Originally written for publishing on March 19, 2013.
The fourth annual French Film Festival returned this year last Friday, showcasing specially selected films reflecting French culture and romance. Students, friends, and local citizens all gathered together to view the films that played through a four-night venue.
The film festival opened up on a chilly Friday night, as students and neighbors trickled through the parking lot of the auditorium, creeping towards the entrance of the venue. Everything from upbeat, indie-French background music and the sounds of the occasional person speaking fluent French to the struggling non-native speakers, energized the evening’s mood.
“Le Hérrison” opened the festival. Quirky, just like its protagonist Paloma, the film showed the boredom of an extremely observant and particularly pessimistic eleven year-old girl who decides to end her life on her twelfth birthday.
As Paloma films her daily living with her success-driven father, emotionally stagnant mother drowned by champagne and anti-depressants, and critical older sister, she grows ill of adult living and openly greets her future doom. Only through her newfound friendship with the anti-social apartment concierge and perplexing new tenant does Paloma discover the beauty of life’s struggles and mysteries of finding love.
On Thursday night the French Department held a screening of the film “Le Havre” for the second film. A half comedy, half drama about Marcel Marx, a shoe-shiner in the seaside town of Le Havre, France who takes in a young immigrant from Africa, all the while managing his day-to-day financial stresses and a sickly wife.
According to Daniel Brondi, a French Professor at Fullerton College, the film was a fairytale with no specific reference to time. The storyline continued seamlessly but there were details that hinted that it was one time, then another.
“I thought it was pretty interesting how they took a very dreary and sad topic of illegal immigration and showed it with reality but put this quirky twist to it,” said Hanna Yi, a local Fullerton citizen.

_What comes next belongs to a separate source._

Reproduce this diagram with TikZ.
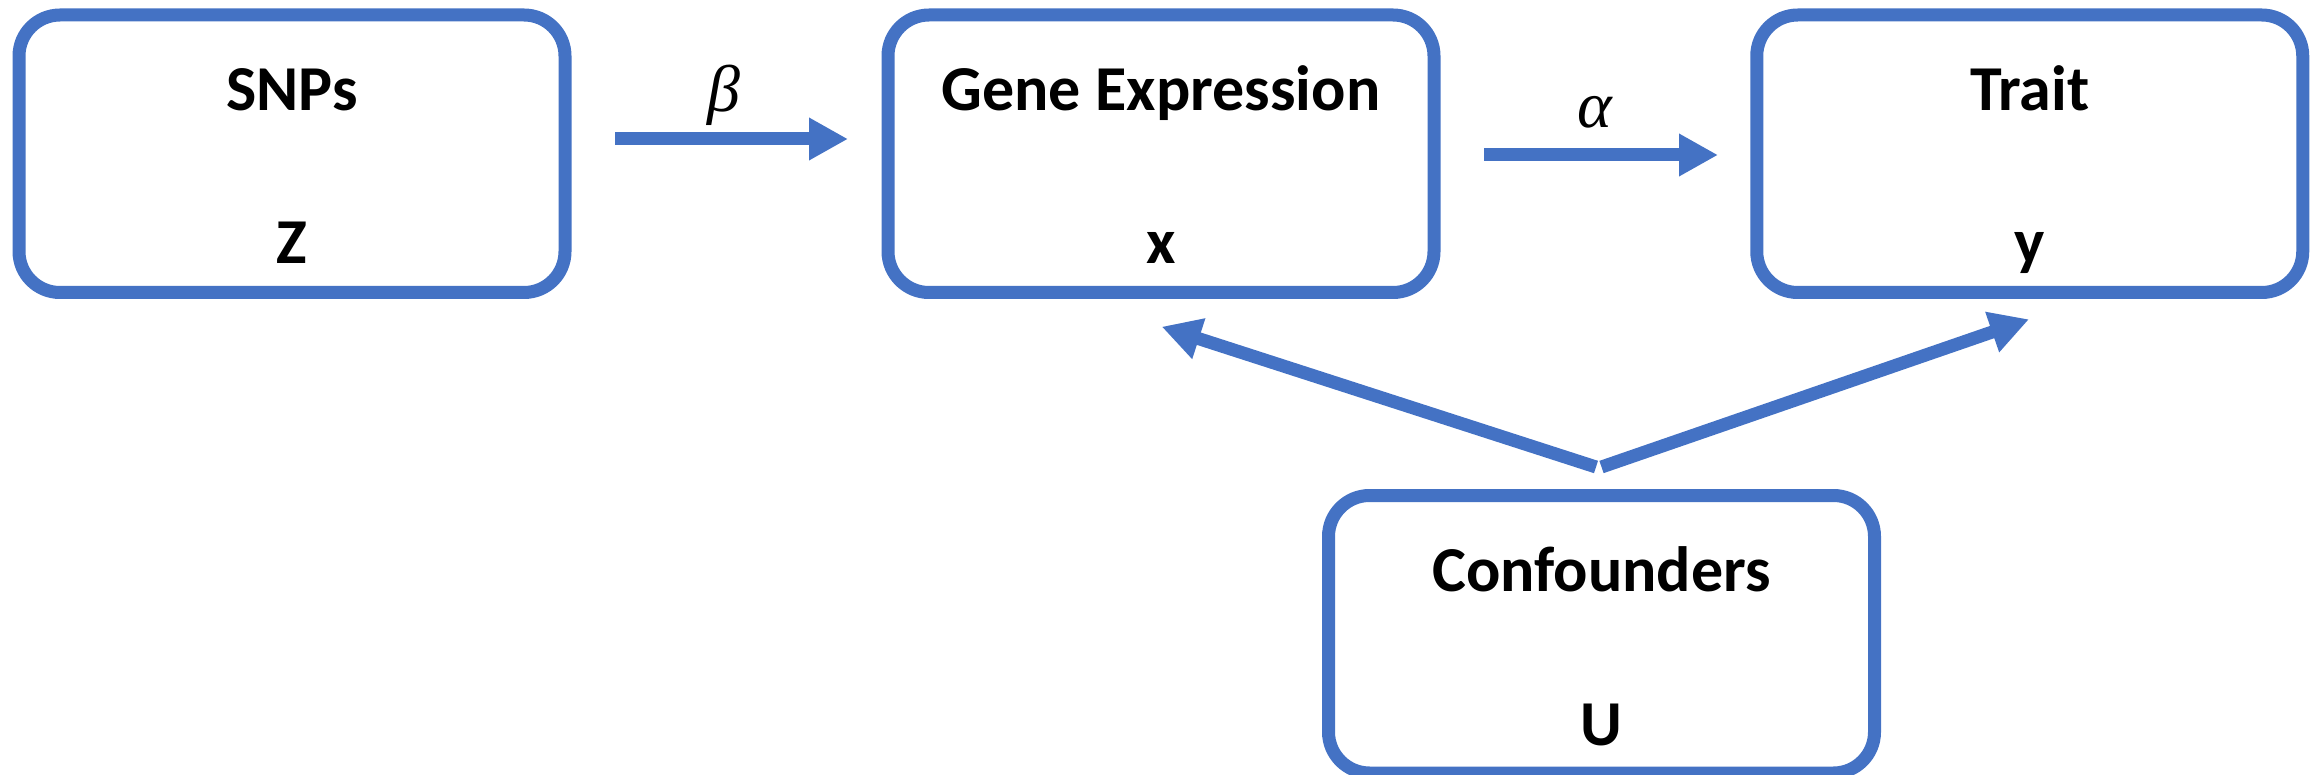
\documentclass[tikz,border=0pt]{standalone}
\usepackage{fontspec}
\setmainfont{Carlito}
\newfontfamily\coeffont{Liberation Serif}
\usetikzlibrary{arrows.meta}
\definecolor{boxblue}{HTML}{4472C4}
\tikzset{
  box/.style={draw=boxblue, line width=13pt, rounded corners=41pt,
    minimum width=546pt, minimum height=277.5pt, inner sep=0pt, fill=white},
  ttl/.style={font=\fontsize{64}{64}\selectfont\bfseries, anchor=base, inner sep=0pt},
  coef/.style={font=\fontsize{66}{66}\selectfont\coeffont\itshape, anchor=base, inner sep=0pt},
  lnk/.style={draw=boxblue, line width=13pt, -{Triangle[length=39pt,width=40pt]}},
}
\begin{document}
\begin{tikzpicture}[x=1pt, y=-1pt]
  \useasboundingbox (0,0) rectangle (2323,775);

  % boxes
  \node[box] (snp)  at (292,153.75) {};
  \node[box] (gene) at (1161,153.75) {};
  \node[box] (trait) at (2029.75,153.75) {};
  \node[box] (conf) at (1601.5,634.25) {};

  % box titles and variable names
  \node[ttl] (snpT)   at (292,111) {SNPs};
  \node[ttl] (snpV)   at (292,264) {Z};
  \node[ttl] (geneT)  at (1161,111) {Gene Expression};
  \node[ttl] (geneV)  at (1161,264) {x};
  \node[ttl] (traitT) at (2029.75,111) {Trait};
  \node[ttl] (traitV) at (2029.75,264) {y};
  \node[ttl] (confT)  at (1601.5,591.5) {Confounders};
  \node[ttl] (confV)  at (1601.5,745) {U};

  % arrow end points
  \coordinate (bS) at (615,139);
  \coordinate (bE) at (848,139);
  \coordinate (aS) at (1484,155);
  \coordinate (aE) at (1718,155);
  \coordinate (uL) at (1596,467);
  \coordinate (uR) at (1601.5,467);
  \coordinate (xT) at (1161.7,326.7);
  \coordinate (yT) at (2029,319.3);

  % effects
  \draw[lnk] (bS) -- (bE);
  \draw[lnk] (aS) -- (aE);
  \draw[lnk] (uL) -- (xT);
  \draw[lnk] (uR) -- (yT);

  % coefficient labels
  \node[coef] (beta)  at (724,111.5) {β};
  \node[coef] (alpha) at (1594.5,128) {α};
\end{tikzpicture}
\end{document}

The cinematic style was unique, with prolonged scenes of silence.
“You get this a lot with French films, they keep the camera on after everyone is gone. It added to that funny and awkward feeling that the movie had,” said Yi.
“Les femmes du 6ième Étage” or “The Women on the 6th Floor” was about a group of maids from Spain living together and working for wealthy clients in 1960s Paris. The story is about love, friendship, and social barriers; it is about learning to enjoy life and finding one’s own passion.
The zany characters had the audience roaring with laughter with plenty of sarcasm, jokes, and idiosyncrasies. The women form a community, getting together for paella, dancing, and mass, dreaming about what they will do when they return home to Spain.
The storyline focuses on sweet young Maria and the family that she works for as friendships grow in the most unlikely of circumstances.
Closing the ceremony was “Romantics Anonymous,” a film focused around two socially awkward, chocolate-loving characters.
Angélique, a woman passionate about chocolate and its elegance, possesses the talent to make wonderfully decadent treats but chokes to claim credit for her work. Jean-René, the owner of a failing family-tendered chocolate company, with his own handicap of social interaction, comes to find Angélique applying for a position at the company and welcomes her with no knowledge of her talent.
As the two interact, their lack of knowledge to build relationships is evident but the overflowing emotions of love grow. The viewer discovers the raw emotions a fluttering heart wishes to say uncensored as the two characters grow in unison.
In wonderful delight to the audience, chocolate truffles were graciously dispersed at the films end to encourage a new friend, neighbor, or even love. All chocolates were kindly donated by Lindor chocolate.
The French Film Festival is held each Spring semester by the Humanities Division and put on by the French Department. French Professors from Fullerton College give a short introduction to the films and the audience sat back and enjoyed the opportunity to view a foreign film on the big screen.